GIVEN PROBLEM:
Nothing may be dropped or altered: reproduce all the data.

________

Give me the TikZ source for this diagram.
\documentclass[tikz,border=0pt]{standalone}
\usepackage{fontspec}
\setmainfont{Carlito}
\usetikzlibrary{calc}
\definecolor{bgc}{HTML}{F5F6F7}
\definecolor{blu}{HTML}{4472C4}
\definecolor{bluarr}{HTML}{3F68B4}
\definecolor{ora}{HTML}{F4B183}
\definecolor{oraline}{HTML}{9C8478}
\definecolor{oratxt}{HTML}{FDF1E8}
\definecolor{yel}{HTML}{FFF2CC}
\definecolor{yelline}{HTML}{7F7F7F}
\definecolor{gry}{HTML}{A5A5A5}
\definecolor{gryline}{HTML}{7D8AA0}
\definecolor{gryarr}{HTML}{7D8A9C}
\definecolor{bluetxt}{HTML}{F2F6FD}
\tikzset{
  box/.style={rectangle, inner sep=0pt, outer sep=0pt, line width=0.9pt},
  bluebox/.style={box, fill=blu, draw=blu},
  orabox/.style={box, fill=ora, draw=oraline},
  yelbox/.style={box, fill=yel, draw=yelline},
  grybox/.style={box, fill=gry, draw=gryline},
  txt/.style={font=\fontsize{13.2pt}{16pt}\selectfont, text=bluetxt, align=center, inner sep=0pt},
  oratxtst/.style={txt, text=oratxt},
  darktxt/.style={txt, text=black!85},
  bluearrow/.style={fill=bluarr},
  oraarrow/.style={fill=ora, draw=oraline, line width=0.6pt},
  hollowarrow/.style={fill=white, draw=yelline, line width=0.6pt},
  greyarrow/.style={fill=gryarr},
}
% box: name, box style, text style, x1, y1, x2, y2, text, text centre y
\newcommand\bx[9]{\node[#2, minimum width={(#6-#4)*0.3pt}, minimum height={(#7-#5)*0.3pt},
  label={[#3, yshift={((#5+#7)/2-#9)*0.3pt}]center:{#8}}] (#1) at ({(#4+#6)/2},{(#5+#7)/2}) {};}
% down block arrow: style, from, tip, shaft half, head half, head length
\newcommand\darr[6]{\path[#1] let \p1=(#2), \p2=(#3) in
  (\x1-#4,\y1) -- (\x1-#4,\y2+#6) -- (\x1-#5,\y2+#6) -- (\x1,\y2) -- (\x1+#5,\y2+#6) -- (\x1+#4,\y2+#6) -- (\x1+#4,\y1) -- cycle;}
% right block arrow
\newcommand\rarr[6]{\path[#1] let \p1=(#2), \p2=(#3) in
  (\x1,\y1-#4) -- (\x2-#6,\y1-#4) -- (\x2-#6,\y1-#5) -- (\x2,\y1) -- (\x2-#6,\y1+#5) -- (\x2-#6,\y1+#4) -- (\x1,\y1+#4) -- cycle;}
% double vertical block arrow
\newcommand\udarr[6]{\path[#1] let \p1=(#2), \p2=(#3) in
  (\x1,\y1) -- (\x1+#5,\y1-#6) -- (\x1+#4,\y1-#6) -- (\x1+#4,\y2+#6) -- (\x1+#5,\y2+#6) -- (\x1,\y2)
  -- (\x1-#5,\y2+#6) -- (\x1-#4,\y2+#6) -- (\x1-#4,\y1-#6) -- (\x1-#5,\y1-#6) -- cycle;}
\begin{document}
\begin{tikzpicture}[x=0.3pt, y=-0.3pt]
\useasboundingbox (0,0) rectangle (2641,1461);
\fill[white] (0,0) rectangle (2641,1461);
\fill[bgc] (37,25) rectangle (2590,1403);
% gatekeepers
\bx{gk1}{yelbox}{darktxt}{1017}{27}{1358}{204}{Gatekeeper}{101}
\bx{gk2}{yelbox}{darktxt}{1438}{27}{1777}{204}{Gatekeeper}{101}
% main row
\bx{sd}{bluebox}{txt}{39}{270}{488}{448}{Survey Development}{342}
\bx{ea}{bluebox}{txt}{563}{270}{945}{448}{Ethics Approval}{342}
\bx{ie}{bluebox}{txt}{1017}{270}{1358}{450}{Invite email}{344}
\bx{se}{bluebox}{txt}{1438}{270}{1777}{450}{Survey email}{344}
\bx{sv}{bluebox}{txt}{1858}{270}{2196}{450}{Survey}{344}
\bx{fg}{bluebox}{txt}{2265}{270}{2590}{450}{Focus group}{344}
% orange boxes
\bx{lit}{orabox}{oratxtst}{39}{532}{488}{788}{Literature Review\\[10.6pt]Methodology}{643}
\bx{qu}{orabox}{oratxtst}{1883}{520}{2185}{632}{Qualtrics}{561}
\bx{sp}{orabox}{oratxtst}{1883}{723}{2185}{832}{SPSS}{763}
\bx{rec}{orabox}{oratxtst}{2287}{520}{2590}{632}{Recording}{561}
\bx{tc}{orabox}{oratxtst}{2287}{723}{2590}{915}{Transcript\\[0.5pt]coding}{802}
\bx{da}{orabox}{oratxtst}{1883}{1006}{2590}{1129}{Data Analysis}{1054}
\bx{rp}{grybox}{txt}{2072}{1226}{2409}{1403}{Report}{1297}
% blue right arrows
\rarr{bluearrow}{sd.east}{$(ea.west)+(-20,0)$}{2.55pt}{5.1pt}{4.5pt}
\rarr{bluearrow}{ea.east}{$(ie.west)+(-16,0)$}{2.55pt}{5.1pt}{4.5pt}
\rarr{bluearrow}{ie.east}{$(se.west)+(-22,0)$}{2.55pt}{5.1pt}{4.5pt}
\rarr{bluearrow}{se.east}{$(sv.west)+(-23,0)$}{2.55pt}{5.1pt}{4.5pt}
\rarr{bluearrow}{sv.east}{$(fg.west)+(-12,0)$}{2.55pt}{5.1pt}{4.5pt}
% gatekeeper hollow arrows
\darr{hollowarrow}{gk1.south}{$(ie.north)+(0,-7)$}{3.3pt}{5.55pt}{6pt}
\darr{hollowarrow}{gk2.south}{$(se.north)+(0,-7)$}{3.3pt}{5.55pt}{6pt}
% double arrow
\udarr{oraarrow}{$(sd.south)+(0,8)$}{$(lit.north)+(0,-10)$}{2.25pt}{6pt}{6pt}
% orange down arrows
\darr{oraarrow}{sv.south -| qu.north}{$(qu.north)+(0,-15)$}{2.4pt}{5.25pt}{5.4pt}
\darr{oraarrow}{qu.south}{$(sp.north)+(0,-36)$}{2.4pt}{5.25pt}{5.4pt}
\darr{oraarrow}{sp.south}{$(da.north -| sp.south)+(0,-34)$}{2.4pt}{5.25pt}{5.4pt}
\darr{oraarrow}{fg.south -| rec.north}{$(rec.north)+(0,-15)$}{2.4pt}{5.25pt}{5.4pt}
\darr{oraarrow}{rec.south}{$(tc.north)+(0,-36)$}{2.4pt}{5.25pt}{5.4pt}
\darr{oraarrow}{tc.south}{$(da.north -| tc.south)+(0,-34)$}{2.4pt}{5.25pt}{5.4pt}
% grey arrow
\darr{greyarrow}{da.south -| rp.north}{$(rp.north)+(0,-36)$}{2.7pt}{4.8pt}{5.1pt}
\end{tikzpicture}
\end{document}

________

RESPONSE TO THE EXERCISE:
Give me the TikZ source for this diagram.
\documentclass[tikz,border=0pt]{standalone}
\usepackage{fontspec}
\setmainfont{Carlito}
\usetikzlibrary{calc}
\definecolor{bgc}{HTML}{F5F6F7}
\definecolor{blu}{HTML}{4472C4}
\definecolor{bluarr}{HTML}{3F68B4}
\definecolor{ora}{HTML}{F4B183}
\definecolor{oraline}{HTML}{9C8478}
\definecolor{oratxt}{HTML}{FDF1E8}
\definecolor{yel}{HTML}{FFF2CC}
\definecolor{yelline}{HTML}{7F7F7F}
\definecolor{gry}{HTML}{A5A5A5}
\definecolor{gryline}{HTML}{7D8AA0}
\definecolor{gryarr}{HTML}{7D8A9C}
\definecolor{bluetxt}{HTML}{F2F6FD}
\tikzset{
  box/.style={rectangle, inner sep=0pt, outer sep=0pt, line width=0.9pt},
  bluebox/.style={box, fill=blu, draw=blu},
  orabox/.style={box, fill=ora, draw=oraline},
  yelbox/.style={box, fill=yel, draw=yelline},
  grybox/.style={box, fill=gry, draw=gryline},
  txt/.style={font=\fontsize{13.2pt}{16pt}\selectfont, text=bluetxt, align=center, inner sep=0pt},
  oratxtst/.style={txt, text=oratxt},
  darktxt/.style={txt, text=black!85},
  bluearrow/.style={fill=bluarr},
  oraarrow/.style={fill=ora, draw=oraline, line width=0.6pt},
  hollowarrow/.style={fill=white, draw=yelline, line width=0.6pt},
  greyarrow/.style={fill=gryarr},
}
% box: name, box style, text style, x1, y1, x2, y2, text, text centre y
\newcommand\bx[9]{\node[#2, minimum width={(#6-#4)*0.3pt}, minimum height={(#7-#5)*0.3pt},
  label={[#3, yshift={((#5+#7)/2-#9)*0.3pt}]center:{#8}}] (#1) at ({(#4+#6)/2},{(#5+#7)/2}) {};}
% down block arrow: style, from, tip, shaft half, head half, head length
\newcommand\darr[6]{\path[#1] let \p1=(#2), \p2=(#3) in
  (\x1-#4,\y1) -- (\x1-#4,\y2+#6) -- (\x1-#5,\y2+#6) -- (\x1,\y2) -- (\x1+#5,\y2+#6) -- (\x1+#4,\y2+#6) -- (\x1+#4,\y1) -- cycle;}
% right block arrow
\newcommand\rarr[6]{\path[#1] let \p1=(#2), \p2=(#3) in
  (\x1,\y1-#4) -- (\x2-#6,\y1-#4) -- (\x2-#6,\y1-#5) -- (\x2,\y1) -- (\x2-#6,\y1+#5) -- (\x2-#6,\y1+#4) -- (\x1,\y1+#4) -- cycle;}
% double vertical block arrow
\newcommand\udarr[6]{\path[#1] let \p1=(#2), \p2=(#3) in
  (\x1,\y1) -- (\x1+#5,\y1-#6) -- (\x1+#4,\y1-#6) -- (\x1+#4,\y2+#6) -- (\x1+#5,\y2+#6) -- (\x1,\y2)
  -- (\x1-#5,\y2+#6) -- (\x1-#4,\y2+#6) -- (\x1-#4,\y1-#6) -- (\x1-#5,\y1-#6) -- cycle;}
\begin{document}
\begin{tikzpicture}[x=0.3pt, y=-0.3pt]
\useasboundingbox (0,0) rectangle (2641,1461);
\fill[white] (0,0) rectangle (2641,1461);
\fill[bgc] (37,25) rectangle (2590,1403);
% gatekeepers
\bx{gk1}{yelbox}{darktxt}{1017}{27}{1358}{204}{Gatekeeper}{101}
\bx{gk2}{yelbox}{darktxt}{1438}{27}{1777}{204}{Gatekeeper}{101}
% main row
\bx{sd}{bluebox}{txt}{39}{270}{488}{448}{Survey Development}{342}
\bx{ea}{bluebox}{txt}{563}{270}{945}{448}{Ethics Approval}{342}
\bx{ie}{bluebox}{txt}{1017}{270}{1358}{450}{Invite email}{344}
\bx{se}{bluebox}{txt}{1438}{270}{1777}{450}{Survey email}{344}
\bx{sv}{bluebox}{txt}{1858}{270}{2196}{450}{Survey}{344}
\bx{fg}{bluebox}{txt}{2265}{270}{2590}{450}{Focus group}{344}
% orange boxes
\bx{lit}{orabox}{oratxtst}{39}{532}{488}{788}{Literature Review\\[10.6pt]Methodology}{643}
\bx{qu}{orabox}{oratxtst}{1883}{520}{2185}{632}{Qualtrics}{561}
\bx{sp}{orabox}{oratxtst}{1883}{723}{2185}{832}{SPSS}{763}
\bx{rec}{orabox}{oratxtst}{2287}{520}{2590}{632}{Recording}{561}
\bx{tc}{orabox}{oratxtst}{2287}{723}{2590}{915}{Transcript\\[0.5pt]coding}{802}
\bx{da}{orabox}{oratxtst}{1883}{1006}{2590}{1129}{Data Analysis}{1054}
\bx{rp}{grybox}{txt}{2072}{1226}{2409}{1403}{Report}{1297}
% blue right arrows
\rarr{bluearrow}{sd.east}{$(ea.west)+(-20,0)$}{2.55pt}{5.1pt}{4.5pt}
\rarr{bluearrow}{ea.east}{$(ie.west)+(-16,0)$}{2.55pt}{5.1pt}{4.5pt}
\rarr{bluearrow}{ie.east}{$(se.west)+(-22,0)$}{2.55pt}{5.1pt}{4.5pt}
\rarr{bluearrow}{se.east}{$(sv.west)+(-23,0)$}{2.55pt}{5.1pt}{4.5pt}
\rarr{bluearrow}{sv.east}{$(fg.west)+(-12,0)$}{2.55pt}{5.1pt}{4.5pt}
% gatekeeper hollow arrows
\darr{hollowarrow}{gk1.south}{$(ie.north)+(0,-7)$}{3.3pt}{5.55pt}{6pt}
\darr{hollowarrow}{gk2.south}{$(se.north)+(0,-7)$}{3.3pt}{5.55pt}{6pt}
% double arrow
\udarr{oraarrow}{$(sd.south)+(0,8)$}{$(lit.north)+(0,-10)$}{2.25pt}{6pt}{6pt}
% orange down arrows
\darr{oraarrow}{sv.south -| qu.north}{$(qu.north)+(0,-15)$}{2.4pt}{5.25pt}{5.4pt}
\darr{oraarrow}{qu.south}{$(sp.north)+(0,-36)$}{2.4pt}{5.25pt}{5.4pt}
\darr{oraarrow}{sp.south}{$(da.north -| sp.south)+(0,-34)$}{2.4pt}{5.25pt}{5.4pt}
\darr{oraarrow}{fg.south -| rec.north}{$(rec.north)+(0,-15)$}{2.4pt}{5.25pt}{5.4pt}
\darr{oraarrow}{rec.south}{$(tc.north)+(0,-36)$}{2.4pt}{5.25pt}{5.4pt}
\darr{oraarrow}{tc.south}{$(da.north -| tc.south)+(0,-34)$}{2.4pt}{5.25pt}{5.4pt}
% grey arrow
\darr{greyarrow}{da.south -| rp.north}{$(rp.north)+(0,-36)$}{2.7pt}{4.8pt}{5.1pt}
\end{tikzpicture}
\end{document}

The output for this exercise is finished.